Improvisation, life is full of it. I almost always use it as a starting place when I am researching a new idea. I will give myself parameters to work eventually, but I always film my improvisations because the freshness of that moment can sometimes contain so much information. Occasionally I look at the film to see if something interesting has arisen or I look at it later in the process to remind me why I have chosen an image or where I might like to go with that image.
PAQ:How do you structure and manage your days/weeks/months to get it all in? Do you have micro/macro plans that you stick to?

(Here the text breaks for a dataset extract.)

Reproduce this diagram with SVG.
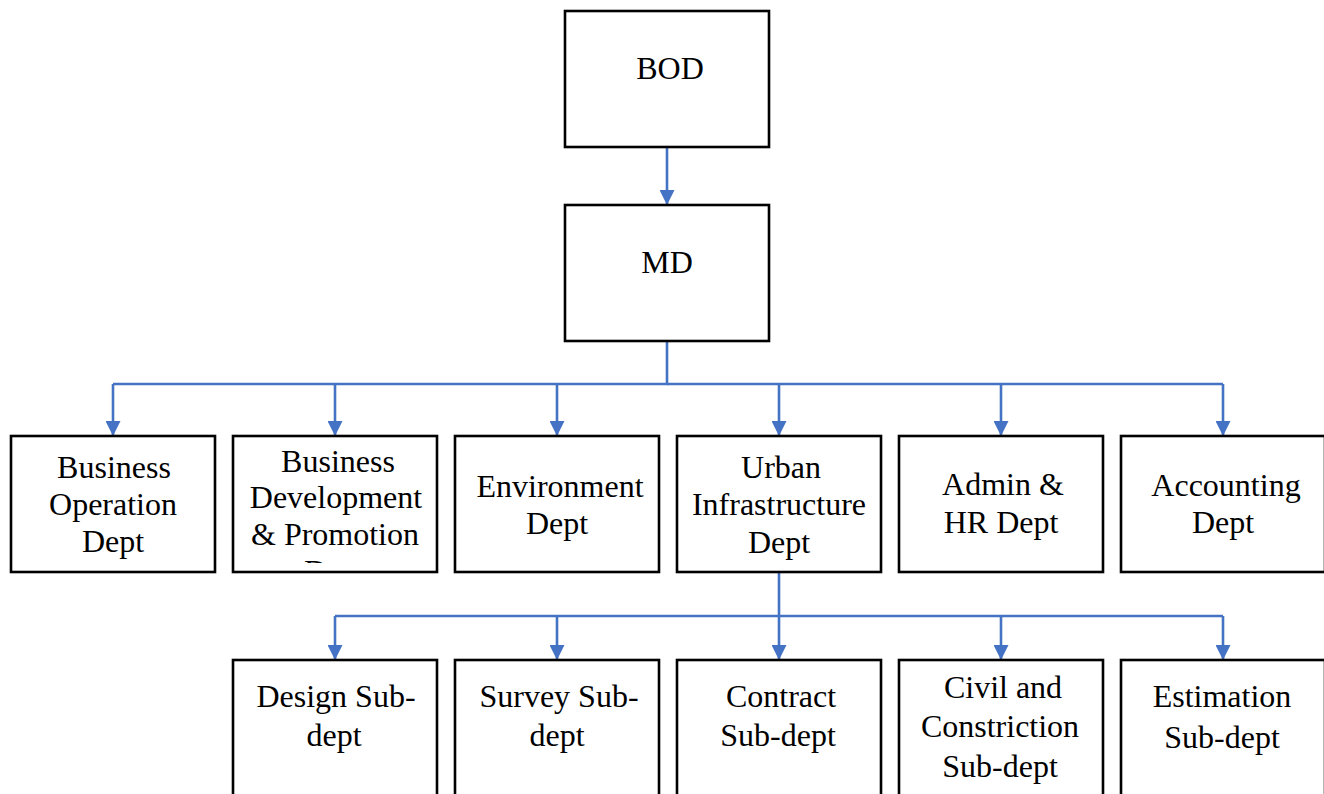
<svg xmlns="http://www.w3.org/2000/svg" width="1324" height="794" viewBox="0 0 1324 794">
  <style>
    .box { fill: #ffffff; stroke: #000000; stroke-width: 2.6; }
    .lbl { font-family: "Liberation Serif", "Times New Roman", serif; font-size: 32px; fill: #000000; text-anchor: middle; }
    .link { fill: none; stroke: #4472C4; stroke-width: 2.6; }
  </style>
  <defs>
    <marker id="arrow" viewBox="0 0 15 15" refX="15" refY="7.5" markerWidth="15" markerHeight="15" markerUnits="userSpaceOnUse" orient="auto">
      <path d="M0,0 L15,7.5 L0,15 Z" fill="#4472C4"/>
    </marker>
    <clipPath id="bdpClip">
      <rect x="233" y="436" width="204" height="127"/>
    </clipPath>
  </defs>

  <!-- connectors -->
  <g id="connectors">
    <path class="link" d="M667,147 V205" marker-end="url(#arrow)"/>
    <path class="link" d="M667,341 V384 H113"/>
    <path class="link" d="M667,384 H1223"/>
    <path class="link" d="M113,384 V436" marker-end="url(#arrow)"/>
    <path class="link" d="M335,384 V436" marker-end="url(#arrow)"/>
    <path class="link" d="M557,384 V436" marker-end="url(#arrow)"/>
    <path class="link" d="M779,384 V436" marker-end="url(#arrow)"/>
    <path class="link" d="M1001,384 V436" marker-end="url(#arrow)"/>
    <path class="link" d="M1223,384 V436" marker-end="url(#arrow)"/>
    <path class="link" d="M779,572 V660" marker-end="url(#arrow)"/>
    <path class="link" d="M335,616 H1223"/>
    <path class="link" d="M335,616 V660" marker-end="url(#arrow)"/>
    <path class="link" d="M557,616 V660" marker-end="url(#arrow)"/>
    <path class="link" d="M1001,616 V660" marker-end="url(#arrow)"/>
    <path class="link" d="M1223,616 V660" marker-end="url(#arrow)"/>
  </g>

  <!-- top levels -->
  <g id="bod">
    <rect class="box" x="565" y="11" width="204" height="136"/>
    <text class="lbl" x="670" y="79">BOD</text>
  </g>
  <g id="md">
    <rect class="box" x="565" y="205" width="204" height="136"/>
    <text class="lbl" x="667" y="273">MD</text>
  </g>

  <!-- departments -->
  <g id="business-operation">
    <rect class="box" x="11" y="436" width="204" height="136"/>
    <text class="lbl" x="114" y="478">Business</text>
    <text class="lbl" x="113" y="515">Operation</text>
    <text class="lbl" x="113" y="552">Dept</text>
  </g>
  <g id="business-development">
    <rect class="box" x="233" y="436" width="204" height="136"/>
    <g clip-path="url(#bdpClip)">
      <text class="lbl" x="338" y="472">Business</text>
      <text class="lbl" x="336" y="508">Development</text>
      <text class="lbl" x="335" y="545">&amp; Promotion</text>
      <text class="lbl" x="335" y="582">Dept</text>
    </g>
  </g>
  <g id="environment">
    <rect class="box" x="455" y="436" width="204" height="136"/>
    <text class="lbl" x="560" y="497">Environment</text>
    <text class="lbl" x="557" y="534">Dept</text>
  </g>
  <g id="urban-infrastructure">
    <rect class="box" x="677" y="436" width="204" height="136"/>
    <text class="lbl" x="781" y="478">Urban</text>
    <text class="lbl" x="779" y="515">Infrastructure</text>
    <text class="lbl" x="779" y="553">Dept</text>
  </g>
  <g id="admin-hr">
    <rect class="box" x="899" y="436" width="204" height="136"/>
    <text class="lbl" x="1003" y="495">Admin &amp;</text>
    <text class="lbl" x="1001" y="533">HR Dept</text>
  </g>
  <g id="accounting">
    <rect class="box" x="1121" y="436" width="204" height="136"/>
    <text class="lbl" x="1226" y="496">Accounting</text>
    <text class="lbl" x="1223" y="533">Dept</text>
  </g>

  <!-- sub-departments -->
  <g id="design">
    <rect class="box" x="233" y="660" width="204" height="160"/>
    <text class="lbl" x="336" y="707">Design Sub-</text>
    <text class="lbl" x="334" y="746">dept</text>
  </g>
  <g id="survey">
    <rect class="box" x="455" y="660" width="204" height="160"/>
    <text class="lbl" x="559" y="707">Survey Sub-</text>
    <text class="lbl" x="557" y="746">dept</text>
  </g>
  <g id="contract">
    <rect class="box" x="677" y="660" width="204" height="160"/>
    <text class="lbl" x="781" y="707">Contract</text>
    <text class="lbl" x="778" y="746">Sub-dept</text>
  </g>
  <g id="civil-construction">
    <rect class="box" x="899" y="660" width="204" height="160"/>
    <text class="lbl" x="1003" y="698">Civil and</text>
    <text class="lbl" x="1000" y="737">Constriction</text>
    <text class="lbl" x="1000" y="777">Sub-dept</text>
  </g>
  <g id="estimation">
    <rect class="box" x="1121" y="660" width="204" height="160"/>
    <text class="lbl" x="1222" y="707">Estimation</text>
    <text class="lbl" x="1222" y="748">Sub-dept</text>
  </g>
</svg>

JD:I have just finished a rough draft of a 3 year plan. I am learning that the dance world works at least 1 year in advance with bookings and funding applications etc, so instead of running alongside it I am trying to get in front of it. This is a great challenge for me as I am an improviser. I have been assured by various people that a 3 year plan still has room for improvisation!
Generally my work is structured on a project to project basis. I have 1 or 2 major projects each year, usually the creation of a new dance work and/or mounting a full-length production. Of late, my projects have been structured so that I have a creation period that is all-consuming and requires me to block off a specific period of time. I may not have very much time in the studio prior to or after the fixed period. Most administrative work and slotting-in of commissions or costume design happens around the major projects. I think of it like a pond of lily pads, including the balancing act involved in crossing it.
I have come to accept that I need a lot of processing time in my life. I used to think of this as procrastination but now I revel in it.
PAQ: What is a current favourite resource or material?
JD: Music of all kinds though generally I return to some old faves to get the engine going. I feel strongly about the connection between music and dance. I almost always work with music first then the dance. Hmmm, maybe this is a challenge for my next research period: sans music a la debut!
Photographs of people and places that I know and don’t know.
Fabic and clothing: I love to work in costume as soon as I can. I like to see how the costume informs the work, to allow it to become fully integrated in the work.
PAQ: What about your work keeps you up at night (for good or ill!)?
JD: If I am creating I generally sleep very little. I like the tired energy that it produces. My mind is open somehow and I have less energy to spend on filtering and questioning. The energy and ideas come from an instinctual place when I am tired. What it is exactly that keeps me up I can’t necessarily pin-point. Images of where to go next with the work is something.
PAQ: How has your aesthetic evolved over the years?
JD: While I still like to work with line, rhythm and timing, I have stopped placing so much importance on finding and reproducing exact steps. Dance is a living art and I seek to create and enjoy an experience on stage rather than something constrained.
THE WRAP UP
Jennifer Dallas returns soon from a trip of teaching and creating dance in Burkina Faso and Israel. Her company Kemi has an event in Toronto in November where you can check out her latest work in progress. Jennifer will also return to her costuming work at The School of Toronto Dance Theater so watch for her thoughtful work, both textile and choreographic, coming soon!